Eddie James

Profile
- Positions: Running back, Defensive back, Flying wing

Personal information
- Born: September 30, 1907 Winnipeg, Manitoba, Canada
- Died: December 26, 1958 (aged 51) Winnipeg, Manitoba, Canada

Career history
- 1928: Regina Pats
- 1928–31: Regina Roughriders
- 1932: St.John's Rugby Football Club
- 1934–1935: Winnipeg 'Pegs

Awards and highlights
- Grey Cup champion (1935); Eddie James Memorial Trophy; Manitoba Sports Hall of Fame (2004);
- Canadian Football Hall of Fame (Class of 1963)
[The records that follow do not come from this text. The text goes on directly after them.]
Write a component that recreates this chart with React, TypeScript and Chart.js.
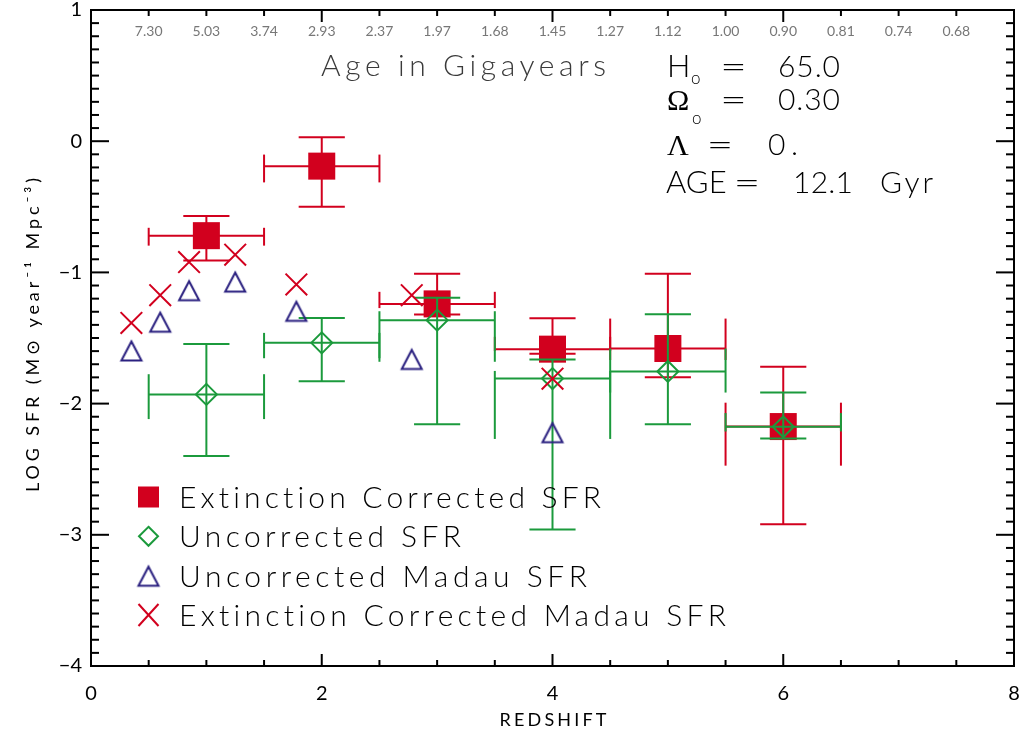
import React, { useEffect, useRef } from 'react';
import { Chart, registerables } from 'chart.js';

Chart.register(...registerables);

// Binned star-formation-rate density (log, per redshift bin)
const redshiftBins = [1, 2, 3, 4, 5, 6];
const binLow = [0.5, 1.5, 2.5, 3.5, 4.5, 5.5];
const binHigh = [1.5, 2.5, 3.5, 4.5, 5.5, 6.5];

const corrSfr = [-0.72, -0.19, -1.24, -1.585, -1.58, -2.175];
const corrSfrHigh = [-0.57, 0.03, -1.01, -1.35, -1.01, -1.72];
const corrSfrLow = [-0.91, -0.5, -1.32, -1.62, -1.8, -2.92];

const uncorrSfr = [-1.93, -1.537, -1.364, -1.809, -1.755, -2.177];
const uncorrSfrHigh = [-1.545, -1.347, -1.194, -1.664, -1.319, -1.915];
const uncorrSfrLow = [-2.4, -1.83, -2.157, -2.96, -2.157, -2.266];

// Madau et al. points
const madauZ = [0.35, 0.6, 0.85, 1.25, 1.78, 2.78, 4.0];
const madauUncorr = [-1.595, -1.376, -1.136, -1.07, -1.293, -1.66, -2.218];
const madauCorr = [-1.385, -1.174, -0.921, -0.865, -1.092, -1.174, -1.81];

// Top axis: cosmic age (Gyr) at each half-unit of redshift
const ageTickZ = [0.5, 1, 1.5, 2, 2.5, 3, 3.5, 4, 4.5, 5, 5.5, 6, 6.5, 7, 7.5];
const ageLabels = ['7.30', '5.03', '3.74', '2.93', '2.37', '1.97', '1.68', '1.45', '1.27', '1.12', '1.00', '0.90', '0.81', '0.74', '0.68'];

const legendLabels = [
  'Extinction Corrected SFR',
  'Uncorrected SFR',
  'Uncorrected Madau SFR',
  'Extinction Corrected Madau SFR',
];

const FONT = "Lato, 'DejaVu Sans', sans-serif";
const SERIF = "'Liberation Serif', 'DejaVu Serif', serif";
const RED = '#d2001e';
const GREEN = '#1b9a3c';
const NAVY = '#2b2180';

function spaced(ctx: CanvasRenderingContext2D, text: string, x: number, y: number, width: number) {
  (ctx as any).letterSpacing = '0px';
  const w0 = ctx.measureText(text).width;
  const n = Array.from(text).length;
  const ls = n > 1 ? (width - w0) / (n - 1) : 0;
  (ctx as any).letterSpacing = `${ls}px`;
  ctx.textAlign = 'left';
  ctx.fillText(text, x, y);
  (ctx as any).letterSpacing = '0px';
}

// wide, thin equals sign centred at (cx, y)
function wideEquals(ctx: CanvasRenderingContext2D, cx: number, y: number) {
  ctx.save();
  ctx.translate(cx, y);
  ctx.scale(1.55, 1);
  ctx.textAlign = 'center';
  ctx.fillText('=', 0, 0);
  ctx.restore();
}

function makeTriangle(color: string, w = 22, h = 21) {
  const c = document.createElement('canvas');
  c.width = w + 4;
  c.height = h + 4;
  const g = c.getContext('2d')!;
  g.strokeStyle = color;
  g.lineWidth = 2;
  g.lineJoin = 'miter';
  g.beginPath();
  g.moveTo(3, h + 1.5);
  g.lineTo(c.width / 2, 3.5);
  g.lineTo(w + 1, h + 1.5);
  g.closePath();
  g.stroke();
  return c;
}

function line(ctx: CanvasRenderingContext2D, x1: number, y1: number, x2: number, y2: number) {
  ctx.beginPath();
  ctx.moveTo(x1, y1);
  ctx.lineTo(x2, y2);
  ctx.stroke();
}

// Error bars with caps sized at 40% of the orthogonal error extent
const errorBarPlugin = {
  id: 'errorBars',
  beforeDatasetDraw(chart: any, args: any) {
    const ds = chart.data.datasets[args.index];
    const err = ds.err;
    if (!err) return;
    const { ctx } = chart;
    const xs = chart.scales.x;
    const ys = chart.scales.y;
    ctx.save();
    ctx.strokeStyle = err.color;
    ctx.lineWidth = 2;
    ctx.lineCap = 'butt';
    ds.data.forEach((p: any, i: number) => {
      const px = xs.getPixelForValue(p.x);
      const py = ys.getPixelForValue(p.y);
      const pxL = xs.getPixelForValue(err.xLow[i]);
      const pxH = xs.getPixelForValue(err.xHigh[i]);
      const pyT = ys.getPixelForValue(err.yHigh[i]);
      const pyB = ys.getPixelForValue(err.yLow[i]);
      const k = 0.4;
      line(ctx, px, pyT, px, pyB);
      line(ctx, pxL, py, pxH, py);
      line(ctx, px - k * (px - pxL), pyT, px + k * (pxH - px), pyT);
      line(ctx, px - k * (px - pxL), pyB, px + k * (pxH - px), pyB);
      line(ctx, pxL, py - k * (py - pyT), pxL, py + k * (pyB - py));
      line(ctx, pxH, py - k * (py - pyT), pxH, py + k * (pyB - py));
    });
    ctx.restore();
  },
};

function makeDecorPlugin(tri: HTMLCanvasElement) {
  return {
    id: 'decor',
    afterDraw(chart: any) {
      const { ctx, chartArea: a } = chart;
      const xs = chart.scales.x;
      const ys = chart.scales.y;
      ctx.save();

      // frame
      ctx.strokeStyle = '#000';
      ctx.lineWidth = 2;
      ctx.strokeRect(a.left, a.top, a.right - a.left, a.bottom - a.top);

      // y ticks on left and right, 0.1 apart
      for (let i = -40; i <= 10; i++) {
        const y = ys.getPixelForValue(i / 10);
        const len = i % 10 === 0 ? 18 : 8;
        line(ctx, a.left, y, a.left + len, y);
        line(ctx, a.right, y, a.right - len, y);
      }
      // x ticks on bottom and top, 0.5 apart
      for (let i = 0; i <= 16; i++) {
        const x = xs.getPixelForValue(i / 2);
        const len = i % 4 === 0 ? 12 : 6;
        line(ctx, x, a.bottom, x, a.bottom - len);
        line(ctx, x, a.top, x, a.top + len);
      }

      // age labels along the top
      ctx.fillStyle = '#777';
      ctx.font = `14px ${FONT}`;
      ctx.textAlign = 'center';
      ctx.textBaseline = 'middle';
      ageTickZ.forEach((z, i) => {
        ctx.fillText(ageLabels[i], xs.getPixelForValue(z), a.top + 21);
      });

      ctx.textBaseline = 'alphabetic';
      ctx.fillStyle = '#3a3a3a';
      ctx.font = `300 30px ${FONT}`;
      spaced(ctx, 'Age in Gigayears', 321, 76, 285);

      // cosmology parameters
      ctx.fillStyle = '#000';
      ctx.textAlign = 'left';
      ctx.font = `300 31px ${FONT}`;
      ctx.fillText('H', 667, 77);
      ctx.fillText('AGE', 666, 193);
      ctx.font = `30px ${SERIF}`;
      ctx.fillText('Ω', 667, 110);
      ctx.fillText('Λ', 667, 155);
      ctx.font = `300 17px ${FONT}`;
      ctx.fillText('o', 691, 84);
      ctx.fillText('o', 692, 124);
      ctx.font = `300 30px ${FONT}`;
      wideEquals(ctx, 733.5, 77);
      wideEquals(ctx, 733.5, 110);
      wideEquals(ctx, 720, 155);
      wideEquals(ctx, 747, 193);
      spaced(ctx, '65.0', 778, 77, 62);
      spaced(ctx, '0.30', 778, 110, 62);
      spaced(ctx, '0.', 768, 155, 30);
      spaced(ctx, '12.1', 793, 193, 60);
      spaced(ctx, 'Gyr', 880, 193, 53);

      // legend
      const rows = [497, 536.3, 575.7, 615];
      const widths = [423, 282, 408, 548];
      const sx = 148.5;
      ctx.fillStyle = RED;
      ctx.fillRect(sx - 10.5, rows[0] - 10.5, 21, 21);
      ctx.strokeStyle = GREEN;
      ctx.lineWidth = 2;
      ctx.beginPath();
      ctx.moveTo(sx, rows[1] - 9.5);
      ctx.lineTo(sx + 9.5, rows[1]);
      ctx.lineTo(sx, rows[1] + 9.5);
      ctx.lineTo(sx - 9.5, rows[1]);
      ctx.closePath();
      ctx.stroke();
      ctx.drawImage(tri, sx - tri.width / 2, rows[2] - tri.height / 2);
      ctx.strokeStyle = RED;
      line(ctx, sx - 10, rows[3] - 11, sx + 10, rows[3] + 11);
      line(ctx, sx - 10, rows[3] + 11, sx + 10, rows[3] - 11);

      ctx.fillStyle = '#000';
      ctx.font = `300 30px ${FONT}`;
      legendLabels.forEach((t, i) => spaced(ctx, t, 179, rows[i] + 11, widths[i]));

      // axis titles
      ctx.font = `18px ${FONT}`;
      spaced(ctx, 'REDSHIFT', 553 - 53.5, 726, 107);
      ctx.translate(39, 335);
      ctx.rotate(-Math.PI / 2);
      spaced(ctx, 'LOG SFR (M⊙ year⁻¹ Mpc⁻³)', -157, 0, 314);

      ctx.restore();
    },
  };
}

export default function App() {
  const ref = useRef<HTMLCanvasElement>(null);

  useEffect(() => {
    const tri = makeTriangle(NAVY);
    const fmt = (v: number) => (v < 0 ? '\u2212' + Math.abs(v) : String(v));
    const chart = new Chart(ref.current!, {
      type: 'scatter',
      data: {
        datasets: [
          {
            label: legendLabels[0],
            data: redshiftBins.map((z, i) => ({ x: z, y: corrSfr[i] })),
            pointStyle: 'rect',
            pointRadius: 19.1,
            pointBackgroundColor: RED,
            pointBorderWidth: 0,
            order: 4,
            err: { xLow: binLow, xHigh: binHigh, yLow: corrSfrLow, yHigh: corrSfrHigh, color: RED },
          } as any,
          {
            label: legendLabels[1],
            data: redshiftBins.map((z, i) => ({ x: z, y: uncorrSfr[i] })),
            pointStyle: 'rectRot',
            pointRadius: 10.5,
            pointBackgroundColor: 'rgba(0,0,0,0)',
            pointBorderColor: GREEN,
            pointBorderWidth: 2,
            order: 3,
            err: { xLow: binLow, xHigh: binHigh, yLow: uncorrSfrLow, yHigh: uncorrSfrHigh, color: GREEN },
          } as any,
          {
            label: legendLabels[2],
            data: madauZ.map((z, i) => ({ x: z, y: madauUncorr[i] })),
            pointStyle: tri,
            pointRadius: 11,
            order: 2,
          } as any,
          {
            label: legendLabels[3],
            data: madauZ.map((z, i) => ({ x: z, y: madauCorr[i] })),
            pointStyle: 'crossRot',
            pointRadius: 15.3,
            pointBorderColor: RED,
            pointBorderWidth: 2,
            order: 1,
          } as any,
        ],
      },
      options: {
        animation: false,
        responsive: true,
        maintainAspectRatio: false,
        events: [],
        layout: { autoPadding: false, padding: { top: 10, right: 7, left: 0, bottom: 0 } },
        plugins: { legend: { display: false }, tooltip: { enabled: false } },
        scales: {
          x: {
            type: 'linear',
            min: 0,
            max: 8,
            ticks: { stepSize: 2, color: '#000', font: { family: FONT, size: 20 }, padding: 16, maxRotation: 0 },
            grid: { display: false, drawTicks: false },
            border: { display: false },
            afterFit: (s: any) => {
              s.height = 68;
              s.paddingLeft = 0;
              s.paddingRight = 0;
            },
          },
          y: {
            type: 'linear',
            min: -4,
            max: 1,
            ticks: { stepSize: 1, color: '#000', font: { family: FONT, size: 20 }, padding: 9, callback: (v: any) => fmt(Number(v)) },
            grid: { display: false, drawTicks: false },
            border: { display: false },
            afterFit: (s: any) => {
              s.width = 91;
              s.paddingTop = 0;
              s.paddingBottom = 0;
            },
          },
        },
      } as any,
      plugins: [errorBarPlugin, makeDecorPlugin(tri)],
    });
    return () => chart.destroy();
  }, []);

  return (
    <div style={{ position: 'absolute', left: 0, top: 0, width: 1021, height: 734, background: '#fff' }}>
      <canvas ref={ref} />
    </div>
  );
}
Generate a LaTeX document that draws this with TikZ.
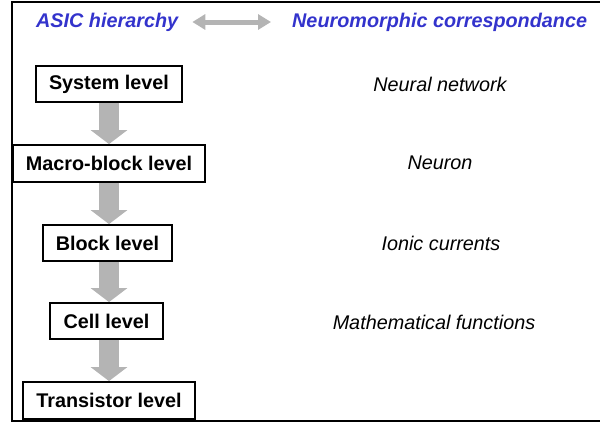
\documentclass[tikz,border=0pt]{standalone}
\usepackage{fontspec}
\setmainfont{Liberation Sans}
\usetikzlibrary{arrows.meta}
\definecolor{hblue}{RGB}{51,51,204}
\definecolor{agray}{RGB}{180,180,180}
\begin{document}
\begin{tikzpicture}[x=1pt,y=-1pt,
  lvl/.style={draw=black,line width=1.8pt,fill=white,inner sep=0pt,font=\fontsize{19.8}{22}\selectfont\bfseries},
  corr/.style={inner sep=0pt,font=\fontsize{19.8}{22}\selectfont\itshape},
  head/.style={inner sep=0pt,text=hblue,font=\fontsize{19.8}{22}\selectfont\bfseries\itshape},
  down/.style={agray,line width=20pt,-{Triangle[width=36pt,length=14pt]}},
  both/.style={agray,line width=5pt,{Triangle[width=15pt,length=13pt]}-{Triangle[width=15pt,length=13pt]}}]
\useasboundingbox (0,0) rectangle (600,423);
\draw[line width=2pt] (601,2) -- (12,2) -- (12,421) -- (601,421);
% header
\node[head,anchor=west] (h1) at (36,22) {ASIC hierarchy};
\node[head,anchor=west] (h2) at (292,22) {Neuromorphic correspondance};
\draw[both] ([xshift=14pt]h1.east) -- ([xshift=-21pt]h2.west);
% levels
\node[lvl,minimum width=146pt,minimum height=36pt] (sys) at (109,84) {System level};
\node[lvl,minimum width=192pt,minimum height=37pt] (mac) at (109,163.5) {Macro-block level};
\node[lvl,minimum width=129pt,minimum height=36pt] (blk) at (107.5,243) {Block level};
\node[lvl,minimum width=113pt,minimum height=36pt] (cel) at (106.5,321) {Cell level};
\node[lvl,minimum width=172pt,minimum height=37pt] (tra) at (109,400.5) {Transistor level};
\draw[down] (sys.south) -- (sys.south|-mac.north);
\draw[down] (mac.south) -- (mac.south|-blk.north);
\draw[down] (mac.south|-blk.south) -- (mac.south|-cel.north);
\draw[down] (mac.south|-cel.south) -- (mac.south|-tra.north);
% correspondences
\node[corr] (c1) at (440,84) {Neural network};
\node[corr] (c2) at (440,163) {Neuron};
\node[corr] (c3) at (441,243) {Ionic currents};
\node[corr] (c4) at (434,322) {Mathematical functions};
\end{tikzpicture}
\end{document}
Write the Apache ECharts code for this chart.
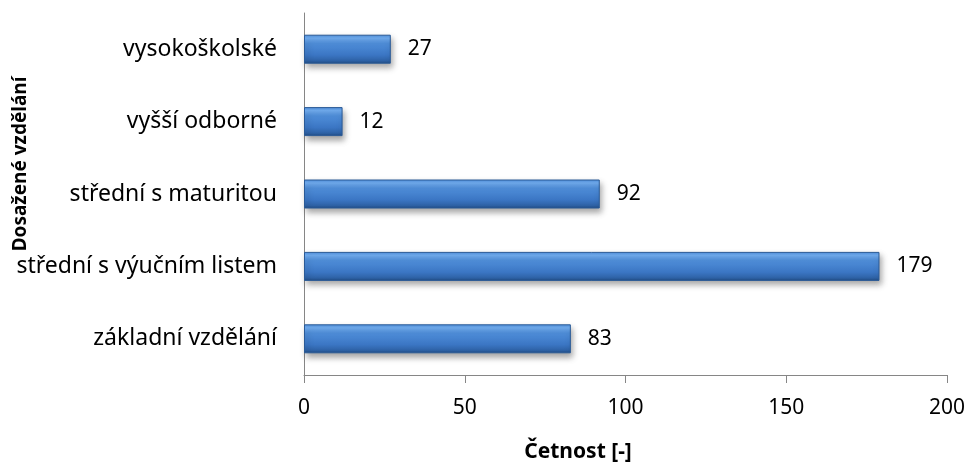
<!DOCTYPE html>
<html>
<head>
<meta charset="utf-8">
<script src="https://cdn.jsdelivr.net/npm/echarts@6/dist/echarts.min.js"></script>
<style>
  html, body { margin: 0; padding: 0; background: #fff; }
  #chart { width: 971px; height: 467px; }
</style>
</head>
<body>
<div id="chart"></div>
<script>
// Education levels, listed bottom to top
const categories = [
  'základní vzdělání',
  'střední s výučním listem',
  'střední s maturitou',
  'vyšší odborné',
  'vysokoškolské'
];
const counts = [83, 179, 92, 12, 27];
const xTicks = { min: 0, max: 200, interval: 50 };

const FONT = '"Noto Sans", "Open Sans", sans-serif';
const AXIS_GRAY = '#868686';

const chart = echarts.init(document.getElementById('chart'), null, { renderer: 'canvas' });

chart.setOption({
  animation: false,
  backgroundColor: '#ffffff',
  textStyle: { fontFamily: FONT },
  grid: { left: 304, right: 24, top: 13, bottom: 92, containLabel: false },
  xAxis: {
    type: 'value',
    min: xTicks.min,
    max: xTicks.max,
    interval: xTicks.interval,
    axisLine: { show: true, lineStyle: { color: AXIS_GRAY, width: 1 } },
    axisTick: { show: true, inside: false, length: 8, lineStyle: { color: AXIS_GRAY } },
    axisLabel: { margin: 23, fontFamily: FONT, fontSize: 21, color: '#000' },
    splitLine: { show: false }
  },
  yAxis: {
    type: 'category',
    data: categories,
    axisLine: { show: true, lineStyle: { color: AXIS_GRAY, width: 1 } },
    axisTick: { show: false },
    axisLabel: { margin: 27, fontFamily: FONT, fontSize: 23, color: '#000' }
  },
  graphic: [{
    type: 'text',
    x: 21,
    y: 164,
    rotation: Math.PI / 2,
    style: {
      text: 'Dosažené vzdělání',
      fontFamily: FONT,
      fontSize: 19,
      fontWeight: 'bold',
      fill: '#000',
      align: 'center',
      verticalAlign: 'middle'
    }
  }, {
    type: 'text',
    x: 578,
    y: 452,
    style: {
      text: 'Četnost [-]',
      fontFamily: FONT,
      fontSize: 21,
      fontWeight: 'bold',
      fill: '#000',
      align: 'center',
      verticalAlign: 'middle'
    }
  }],
  series: [{
    type: 'bar',
    data: counts,
    barWidth: 29,
    itemStyle: {
      color: new echarts.graphic.LinearGradient(0, 0, 0, 1, [
        { offset: 0, color: '#4f8fdc' },
        { offset: 0.12, color: '#72aef2' },
        { offset: 0.3, color: '#4f8ed9' },
        { offset: 0.7, color: '#3b76c4' },
        { offset: 0.9, color: '#2e62a6' },
        { offset: 1, color: '#1f4a82' }
      ]),
      borderColor: '#2a5a96',
      borderWidth: 1,
      shadowColor: 'rgba(0,0,0,0.35)',
      shadowBlur: 6,
      shadowOffsetY: 4,
      shadowOffsetX: 2
    },
    label: {
      show: true,
      position: 'right',
      distance: 17,
      fontFamily: FONT,
      fontSize: 21,
      color: '#000'
    }
  }]
});
</script>
</body>
</html>
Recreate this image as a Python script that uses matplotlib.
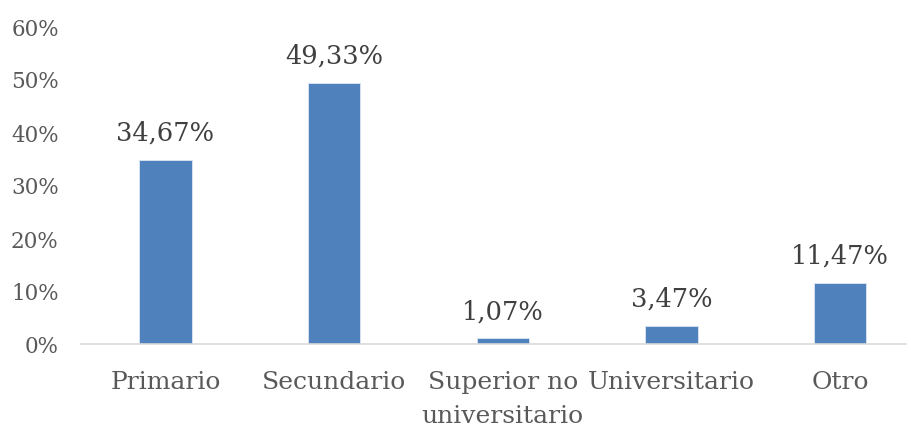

= Eddie James (Canadian football) =

Canadian football player

Eddie "Dynamite" James (September 30, 1907 – December 26, 1958) was a running back for the Regina Roughriders and the Winnipeg Blue Bombers of the Canadian Football League (CFL). James was inducted into the Canadian Football Hall of Fame in 1963 and into the Manitoba Sports Hall of Fame and Museum in 2004. The Eddie James Memorial Trophy is named after him. His son Gerry James also played for the Blue Bombers and also is inducted into the Canadian Football Hall of Fame.